The Poison Tree, a two-part ITV psychological suspense story, began this evening and certainly proved watchable. I haven't read the book by Erin Kelly on which Emilia di Girolamo's adaptation is based (though I recall enjoying a book with the same title by Tony Strong a few years back - whatever happened to Tony Strong,by the way?) The cast is led by the memorably named (and very good-looking) trio of MyAnna Buring, Matthew Goode and Ophelia Lovibond.
The story begins in the present with Kate Clarke (Buring) greeting her husband Rex (Goode) as he leaves prison after serving a 12 year sentence.

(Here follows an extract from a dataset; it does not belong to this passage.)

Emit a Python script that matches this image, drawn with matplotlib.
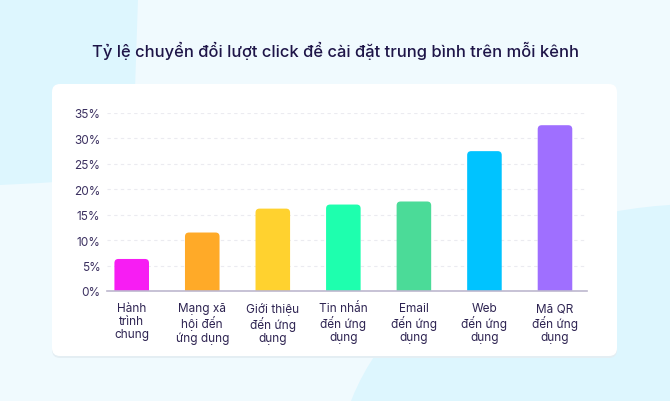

We don't know anything about what he has done, but in a series of flashbacks we see the couple being introduced by Rex's wacky sister Biba (Lovibond). Rather like a pair of Ruth Rendell characters, the siblings live in a posh house, but don't work, and clearly have "issues".
At first Biba, Kate and Rex get on swimmingly, but things start to go wrong when Kate finds out about her friends' father, a rich man who has given up on them and wants to evict them from the house. In the present day story, Rex struggles to adjust to life outside, and someone is watching him, Kate and their daughter. Rex is keeping his identity secret, but this seemed wildly optimistic from the start, and it soon becomes clear that the neighbours are suspicious Meanwhile, in the past, events move to a homicidal climax.
The story is intriguing, and this is another of those thrillers that gains added suspense from a spooky Fenland setting. So it will be worth staying with it to find out what's going on (and what went on, years ago.) However, I did have reservations. First, I found it difficult to warm to any of the main characters, and consequently I wasn't as sympathetic to Kate and Rex as I felt I should have been (nor, for that matter, was I convinced by Kate's supposed Warrington accent).. Second, there were one or two aspects of the plot that seemed unlikely, even by the standards of this type of story - where, I think, one has to accept that suspension of disbelief is necessary. For instance, why on earth hadn't Kate and Rex planned more carefully how they would lead their new lives after such a long time apart, if they were so desperate to conceal his identity and what had happened in the past? Perhaps the novel covers these issues more plausibly. Or perhaps satisfactory explanations will be forthcoming in episode two. We'll see.